The main educational implication of our findings is that target language lexical quality and working memory are of crucial importance, and serve as input to higher-level processing, which should be supported. For bilinguals, L1 vocabulary also has a positive influence on L2 reading comprehension, and home language use should be encouraged while L2 proficiency is built.

To conclude, the present study shows that bilingual children in the Netherlands still lag behind their monolingual peers in reading comprehension, after almost 4 years of Dutch reading instruction. This is a consequence of lower L2 proficiency, rather than of decoding ability or cognitive factors. Reading comprehension is a result of similar processes in L1 and L2 readers. For both, lexical quality predicts reading comprehension directly and indirectly via syntactic integration. Executive control also has an indirect effect on reading comprehension via syntactic integration.
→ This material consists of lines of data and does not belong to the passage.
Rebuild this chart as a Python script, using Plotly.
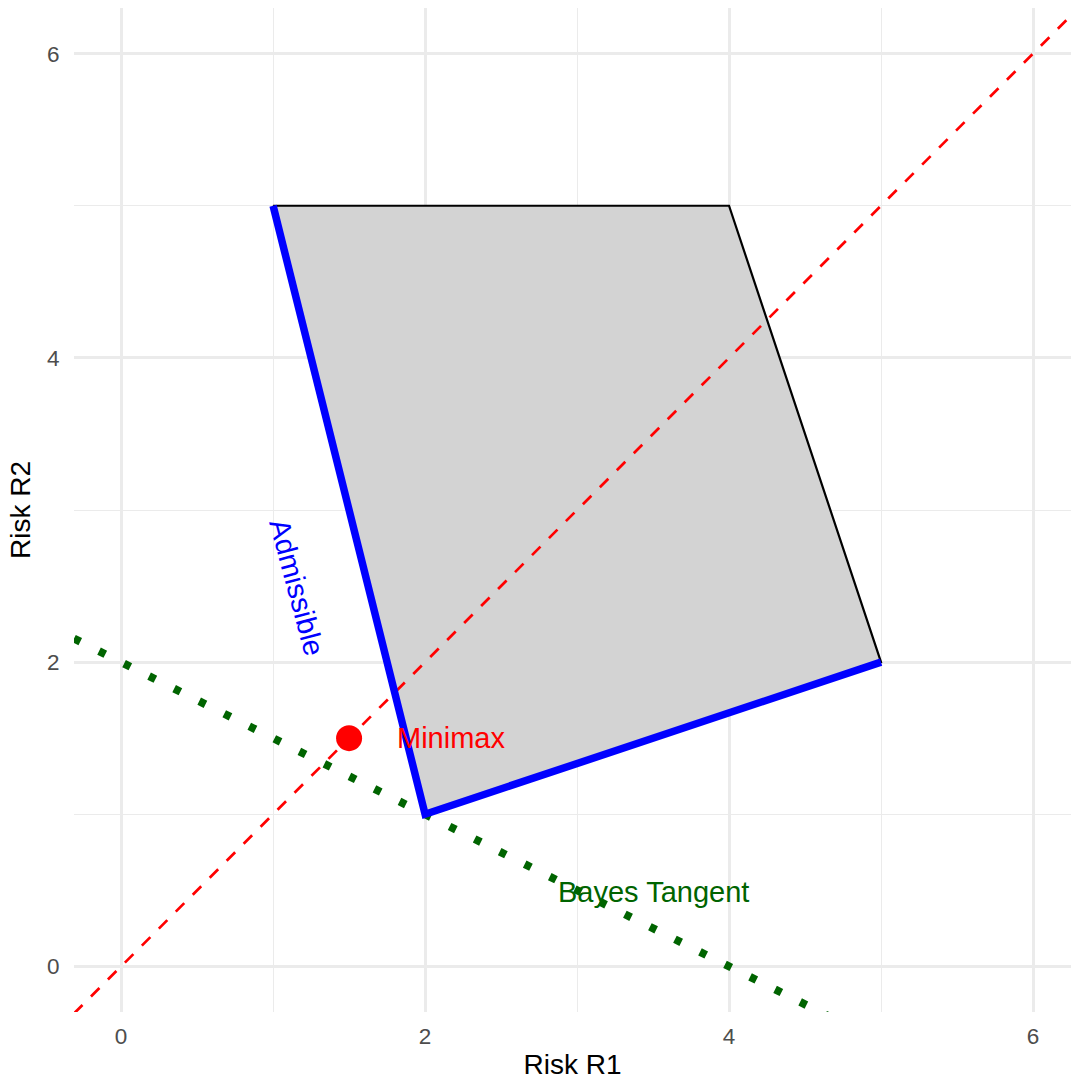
import plotly.graph_objects as go

# Risk set: vertices of the convex region (R1, R2)
region_r1 = [1, 4, 5, 2]
region_r2 = [5, 5, 2, 1]

# Lower-left (admissible) boundary of the risk set
admissible_r1 = [1, 2, 5]
admissible_r2 = [5, 1, 2]

# Minimax rule
minimax_r1 = [1.5]
minimax_r2 = [1.5]

# Reference lines: (intercept, slope)
diag_line = (0.0, 1.0)
bayes_line = (2.0, -0.5)

x_range = [-0.31, 6.25]
y_range = [-0.3, 6.3]

FONT = "Liberation Sans, Arial, sans-serif"


def abline(intercept, slope):
    xs = [x_range[0], x_range[1]]
    return xs, [intercept + slope * x for x in xs]


fig = go.Figure()

# Shaded risk set with black outline
fig.add_trace(go.Scatter(
    x=region_r1 + region_r1[:1], y=region_r2 + region_r2[:1],
    mode="lines", fill="toself", fillcolor="#D3D3D3",
    line=dict(color="black", width=2.2), hoverinfo="skip"))

# Diagonal R1 = R2
dx, dy = abline(*diag_line)
fig.add_trace(go.Scatter(x=dx, y=dy, mode="lines",
                         line=dict(color="#FF0000", width=2.7, dash="12px,12px")))

# Bayes tangent line
bx, by = abline(*bayes_line)
fig.add_trace(go.Scatter(x=bx, y=by, mode="lines",
                         line=dict(color="#006400", width=8, dash="7px,21px")))

# Admissible boundary
fig.add_trace(go.Scatter(x=admissible_r1, y=admissible_r2, mode="lines",
                         line=dict(color="#0000FF", width=7.5)))

# Minimax point
fig.add_trace(go.Scatter(x=minimax_r1, y=minimax_r2, mode="markers",
                         marker=dict(color="#FF0000", size=26, line=dict(width=0))))

fig.add_annotation(x=1.8, y=1.5, text="Minimax", showarrow=False,
                   xanchor="left", yanchor="middle",
                   font=dict(family=FONT, size=29, color="#FF0000"))
fig.add_annotation(x=3.5, y=0.49, text="Bayes Tangent", showarrow=False,
                   xanchor="center", yanchor="middle",
                   font=dict(family=FONT, size=29, color="#006400"))
fig.add_annotation(x=1.16, y=2.49, text="Admissible", showarrow=False,
                   xanchor="center", yanchor="middle", textangle=75,
                   font=dict(family=FONT, size=29, color="#0000FF"))

axis_common = dict(
    tick0=0, dtick=2, showgrid=True, gridcolor="#EBEBEB", gridwidth=2.7,
    zeroline=False, showline=False,
    ticks="outside", tickcolor="rgba(0,0,0,0)",
    tickfont=dict(family=FONT, size=22.5, color="#4D4D4D"),
    minor=dict(dtick=1, tick0=0, showgrid=True, gridcolor="#EBEBEB", gridwidth=1.4),
)

fig.update_xaxes(range=x_range, ticklen=4, title=dict(text="Risk R1", standoff=6,
                 font=dict(family=FONT, size=28, color="black")), **axis_common)
fig.update_yaxes(range=y_range, ticklen=9, title=dict(text="Risk R2", standoff=8,
                 font=dict(family=FONT, size=28, color="black")), **axis_common)

fig.update_layout(
    width=1071, height=1084,
    margin=dict(l=74, r=0, t=8, b=72),
    plot_bgcolor="white", paper_bgcolor="white",
    showlegend=False,
)

fig.write_html("out.html")
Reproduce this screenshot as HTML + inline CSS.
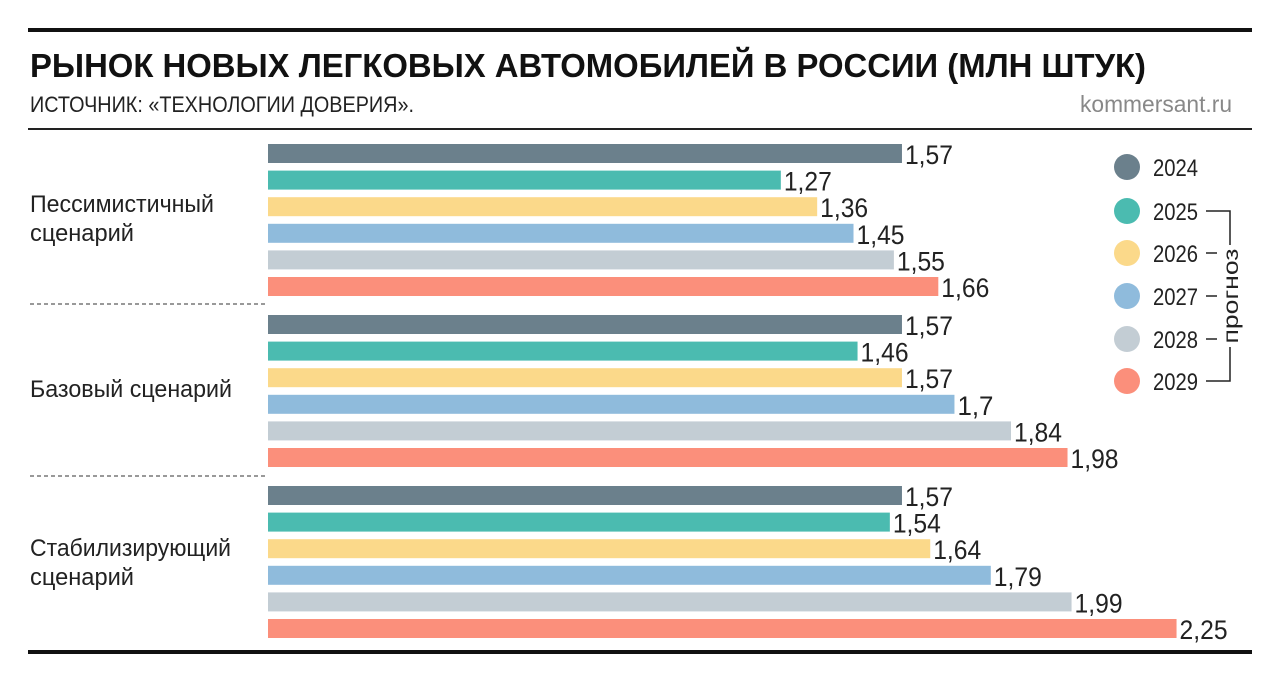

This is most apparent for working memory, which plays a role for both bilinguals and monolinguals. The role of inhibition seems to be stronger for bilinguals, possibly as a compensatory mechanism for lower lexical quality. In addition, L2 reading comprehension is positively influenced by L1 vocabulary. Together, our results show that reading comprehension is a result of similar processes in L1 and L2 readers, with a central role for sentence-level processing. L2 readers might require more executive control for syntactic integration, and rely on their total language resources to arrive at successful comprehension.